James R. Copland
[Originally published in the Washington, D.C. Examiner, 5-19-09.]
With Supreme Court Justice David Souter retiring, the conventional wisdom is that President Obama's imminent selection of a replacement will do little to upset the balance on the Supreme Court. Underlying this view is the fact that Justice Souter has been a stalwart on the "left" wing of the Court in hot-button cases such as those involving race discrimination and abortion rights.
Typically, however, the conventional wisdom is wrong. It is somewhat silly to look at the Supreme Court's composition today--a snapshot in time--in assessing the impact of a lifetime judicial appointment.
But even in the short run, once one looks past the headline cases, Justice Souter has been a jurist with nuanced views not easily pigeonholed into a simplistic left-right dichotomy. For instance, Justice Souter has thoughtfully worked to constrain litigious excess in American society.
In a 2007 case, the Supreme Court supported dismissing a sweeping class-action lawsuit that had alleged antitrust violations by telecommunications companies. The lawyers pursuing the case had failed to offer any real facts supporting their claim, and Justice Souter's majority opinion clearly spelled out just how costly litigation can be when such unfounded lawsuits are allowed to proceed.
Regardless of whether a case actually gets to trial, Justice Souter noted, liberal discovery rules allow plaintiffs' lawyers to demand millions of documents and emails from corporate defendants.
Last year, Justice Souter authored another major opinion for the Court in litigation stemming from the catastrophic 1989 Exxon Valdez oil spill. Writing for a narrow five-justice majority, Justice Souter decided to limit the punitive damages a trial court jury had imposed against the oil company, above and beyond already-paid billions of dollars in actual costs. Even though extreme punitive awards are rare, Souter's opinion explained, litigation costs are driven by "outlier cases," in which such awards "dwarf" the damages levied to compensate actual injury.
The Exxon case concerned federal maritime law, a narrow field of jurisprudence, but Justice Souter's skepticism of outlier punitive awards has also placed him in the Court's slim majority in constitutional cases that place limits on state courts' ability to impose extreme punitive damages.
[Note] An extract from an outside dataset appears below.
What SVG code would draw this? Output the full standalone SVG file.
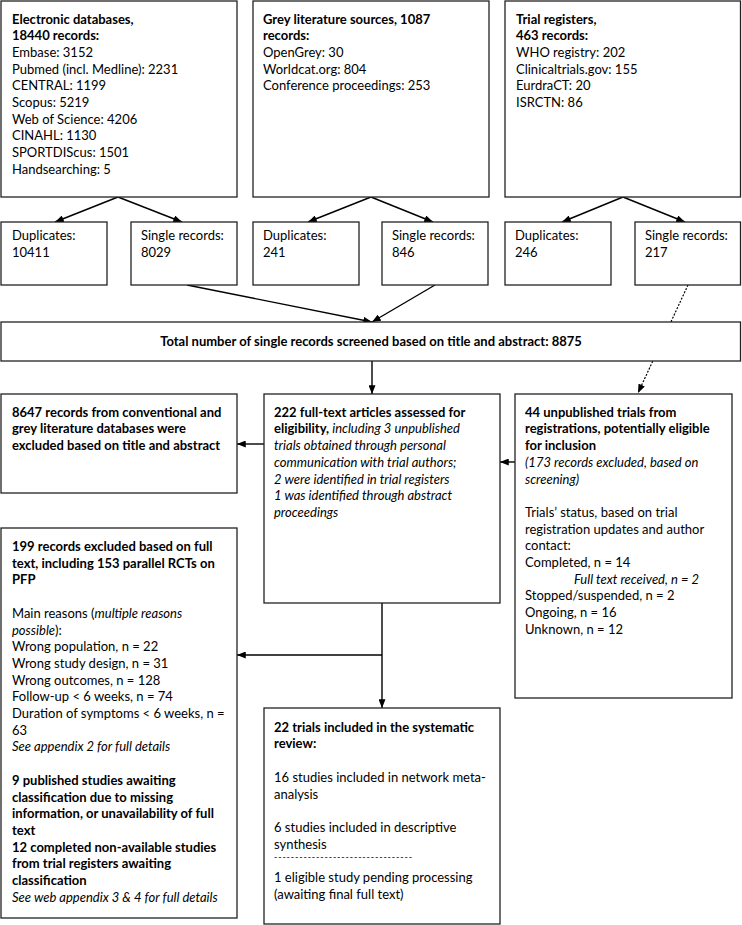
<svg xmlns="http://www.w3.org/2000/svg" width="742" height="925" viewBox="0 0 742 925">
<style>
text{font-family:Lato,"Liberation Sans",sans-serif;font-size:13px;fill:#000}
.b{font-weight:bold}
.i{font-style:italic}
.c{text-anchor:middle}
rect{fill:#fff;stroke:#222;stroke-width:1.3}
.ln{stroke:#000;stroke-width:1.4;fill:none}
.dot{stroke:#000;stroke-width:1.2;stroke-dasharray:2 1.5;fill:none}
</style>
<defs>
<marker id="ah" viewBox="0 0 10 8" markerWidth="9" markerHeight="7" refX="10" refY="4" orient="auto" markerUnits="userSpaceOnUse">
<path d="M0,0 L10,4 L0,8 z" fill="#000"/>
</marker>
</defs>
<g id="connectors">
<line class="ln" x1="118" y1="197" x2="55" y2="222" marker-end="url(#ah)"/>
<line class="ln" x1="118" y1="197" x2="182" y2="222" marker-end="url(#ah)"/>
<line class="ln" x1="371" y1="197" x2="308" y2="222" marker-end="url(#ah)"/>
<line class="ln" x1="371" y1="197" x2="433" y2="222" marker-end="url(#ah)"/>
<line class="ln" x1="623" y1="197" x2="562" y2="222" marker-end="url(#ah)"/>
<line class="ln" x1="623" y1="197" x2="685" y2="222" marker-end="url(#ah)"/>
<line class="ln" x1="187" y1="285" x2="372" y2="322" marker-end="url(#ah)"/>
<line class="ln" x1="435" y1="285" x2="372" y2="322" marker-end="url(#ah)"/>
<line class="dot" x1="688" y1="285" x2="638" y2="393" marker-end="url(#ah)"/>
<line class="ln" x1="372" y1="361" x2="372" y2="394" marker-end="url(#ah)"/>
<line class="ln" x1="264" y1="444" x2="237" y2="444" marker-end="url(#ah)"/>
<line class="ln" x1="515" y1="462" x2="500" y2="462" marker-end="url(#ah)"/>
<line class="ln" x1="382" y1="603" x2="382" y2="708" marker-end="url(#ah)"/>
<line class="ln" x1="382" y1="655" x2="237" y2="655" marker-end="url(#ah)"/>
</g>
<g id="electronic">
<rect x="1" y="1" width="236" height="196"/>
<text x="12" y="23.5" class="b">Electronic databases,</text>
<text x="12" y="40.2" class="b">18440 records:</text>
<text x="12" y="56.9">Embase: 3152</text>
<text x="12" y="73.6">Pubmed (incl. Medline): 2231</text>
<text x="12" y="90.3">CENTRAL: 1199</text>
<text x="12" y="107">Scopus: 5219</text>
<text x="12" y="123.7">Web of Science: 4206</text>
<text x="12" y="140.4">CINAHL: 1130</text>
<text x="12" y="157.1">SPORTDIScus: 1501</text>
<text x="12" y="173.8">Handsearching: 5</text>
</g>
<g id="grey">
<rect x="253" y="1" width="236" height="196"/>
<text x="263" y="23.5" class="b">Grey literature sources, 1087</text>
<text x="263" y="40.2" class="b">records:</text>
<text x="263" y="56.9">OpenGrey: 30</text>
<text x="263" y="73.6">Worldcat.org: 804</text>
<text x="263" y="90.3">Conference proceedings: 253</text>
</g>
<g id="registers">
<rect x="505" y="1" width="235.5" height="196"/>
<text x="516" y="23.5" class="b">Trial registers,</text>
<text x="516" y="40.2" class="b">463 records:</text>
<text x="516" y="56.9">WHO registry: 202</text>
<text x="516" y="73.6">Clinicaltrials.gov: 155</text>
<text x="516" y="90.3">EurdraCT: 20</text>
<text x="516" y="107">ISRCTN: 86</text>
</g>
<g id="dup1">
<rect x="1" y="222" width="106" height="63"/>
<text x="12" y="240">Duplicates:</text>
<text x="12" y="256.7">10411</text>
</g>
<g id="single1">
<rect x="131" y="222" width="106" height="63"/>
<text x="141" y="240">Single records:</text>
<text x="141" y="256.7">8029</text>
</g>
<g id="dup2">
<rect x="253" y="222" width="106" height="63"/>
<text x="263" y="240">Duplicates:</text>
<text x="263" y="256.7">241</text>
</g>
<g id="single2">
<rect x="382" y="222" width="106" height="63"/>
<text x="392" y="240">Single records:</text>
<text x="392" y="256.7">846</text>
</g>
<g id="dup3">
<rect x="505" y="222" width="106" height="63"/>
<text x="515" y="240">Duplicates:</text>
<text x="515" y="256.7">246</text>
</g>
<g id="single3">
<rect x="635" y="222" width="105.5" height="63"/>
<text x="645" y="240">Single records:</text>
<text x="645" y="256.7">217</text>
</g>
<g id="total">
<rect x="1" y="322" width="739.5" height="39"/>
<text x="371" y="345.5" class="b c">Total number of single records screened based on title and abstract: 8875</text>
</g>
<g id="excluded-title">
<rect x="1" y="394" width="236" height="99"/>
<text x="12" y="416.7" class="b">8647 records from conventional and</text>
<text x="12" y="433.4" class="b">grey literature databases were</text>
<text x="12" y="450.1" class="b">excluded based on title and abstract</text>
</g>
<g id="fulltext">
<rect x="264" y="394" width="236" height="209"/>
<text x="274" y="416.7" class="b">222 full-text articles assessed for</text>
<text x="274" y="433.4"><tspan class="b">eligibility,</tspan><tspan class="i"> including 3 unpublished</tspan></text>
<text x="274" y="450.1" class="i">trials obtained through personal</text>
<text x="274" y="466.8" class="i">communication with trial authors;</text>
<text x="274" y="483.5" class="i">2 were identified in trial registers</text>
<text x="274" y="500.2" class="i">1 was identified through abstract</text>
<text x="274" y="516.9" class="i">proceedings</text>
</g>
<g id="unpublished">
<rect x="515" y="394" width="217" height="304"/>
<text x="525" y="416.7" class="b">44 unpublished trials from</text>
<text x="525" y="433.4" class="b">registrations, potentially eligible</text>
<text x="525" y="450.1" class="b">for inclusion</text>
<text x="525" y="466.8" class="i">(173 records excluded, based on</text>
<text x="525" y="483.5" class="i">screening)</text>
<text x="525" y="516.9">Trials’ status, based on trial</text>
<text x="525" y="533.6">registration updates and author</text>
<text x="525" y="550.3">contact:</text>
<text x="525" y="567">Completed, n = 14</text>
<text x="574" y="583.7" class="i">Full text received, n = 2</text>
<text x="525" y="600.4">Stopped/suspended, n = 2</text>
<text x="525" y="617.1">Ongoing, n = 16</text>
<text x="525" y="633.8">Unknown, n = 12</text>
</g>
<g id="excluded-fulltext">
<rect x="1" y="528" width="236" height="390"/>
<text x="12" y="551" class="b">199 records excluded based on full</text>
<text x="12" y="567.7" class="b">text, including 153 parallel RCTs on</text>
<text x="12" y="584.4" class="b">PFP</text>
<text x="12" y="617.8">Main reasons (<tspan class="i">multiple reasons</tspan></text>
<text x="12" y="634.5"><tspan class="i">possible</tspan>):</text>
<text x="12" y="651.2">Wrong population, n = 22</text>
<text x="12" y="667.9">Wrong study design, n = 31</text>
<text x="12" y="684.6">Wrong outcomes, n = 128</text>
<text x="12" y="701.3">Follow-up &lt; 6 weeks, n = 74</text>
<text x="12" y="718">Duration of symptoms &lt; 6 weeks, n =</text>
<text x="12" y="734.7">63</text>
<text x="12" y="751.4" class="i">See appendix 2 for full details</text>
<text x="12" y="784.8" class="b">9 published studies awaiting</text>
<text x="12" y="801.5" class="b">classification due to missing</text>
<text x="12" y="818.2" class="b">information, or unavailability of full</text>
<text x="12" y="834.9" class="b">text</text>
<text x="12" y="851.6" class="b">12 completed non-available studies</text>
<text x="12" y="868.3" class="b">from trial registers awaiting</text>
<text x="12" y="885" class="b">classification</text>
<text x="12" y="901.7" class="i">See web appendix 3 &amp; 4 for full details</text>
</g>
<g id="included">
<rect x="264" y="708" width="236" height="216"/>
<text x="274" y="731.7" class="b">22 trials included in the systematic</text>
<text x="274" y="748.4" class="b">review:</text>
<text x="274" y="781.8">16 studies included in network meta-</text>
<text x="274" y="798.5">analysis</text>
<text x="274" y="831.9">6 studies included in descriptive</text>
<text x="274" y="848.6">synthesis</text>
<text x="274" y="860" style="font-size:9px" textLength="138" lengthAdjust="spacing">---------------------------------</text>
<text x="274" y="882">1 eligible study pending processing</text>
<text x="274" y="898.7">(awaiting final full text)</text>
</g>
</svg>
Nevertheless, it is emphatically not the case that Justice Souter has been predictably pro-defendant in cases involving civil litigation. He has typically supported a broad scope for state litigation when it comes into conflict with federal regulation. He has also displayed a rather expansive view of federal securities litigation and employment discrimination lawsuits.
While I and other observers might object to some of Justice Souter's views on these issues, his even-handedness contrasts sharply with a jurisprudence founded on "empathy," the President's stated first criterion for picking a Supreme Court justice.
In many cases, it is impossible notto empathize with the plaintiff whose case makes it all the way to the high court--such as those whose lives and property were devastated by the Valdez oil spill. It is hardly surprising that Alaska's then-little-known governor, Sarah Palin, objected vigorously to the Supreme Court's decision.
But unlike politicians, Supreme Court justices are called upon to weigh laws dispassionately. A judicial approach that tries to be neutral--tilted neither for nor against the "powerless" or the "powerful" in the case at hand--is far less likely to create legal rules with sweeping and costly unintended consequences.
In many cases, rather than being a predictable liberal, Justice Souter has contributed to a sort of "centrist coalition" that seeks to balance access to the courts with sensible limits on excessive litigation.
Should President Obama's nominee have an empathy that leads her instead to side reflexively with plaintiffs in most civil litigation against corporations, the Supreme Court's laudable efforts to stem the most egregious abuses of legal process could be turned back.
James R. Copland is the director of the Center for Legal Policy at the Manhattan Institute. He owns shares in telecommunications companies and in Exxon Mobil Corporation, parties in cases mentioned above.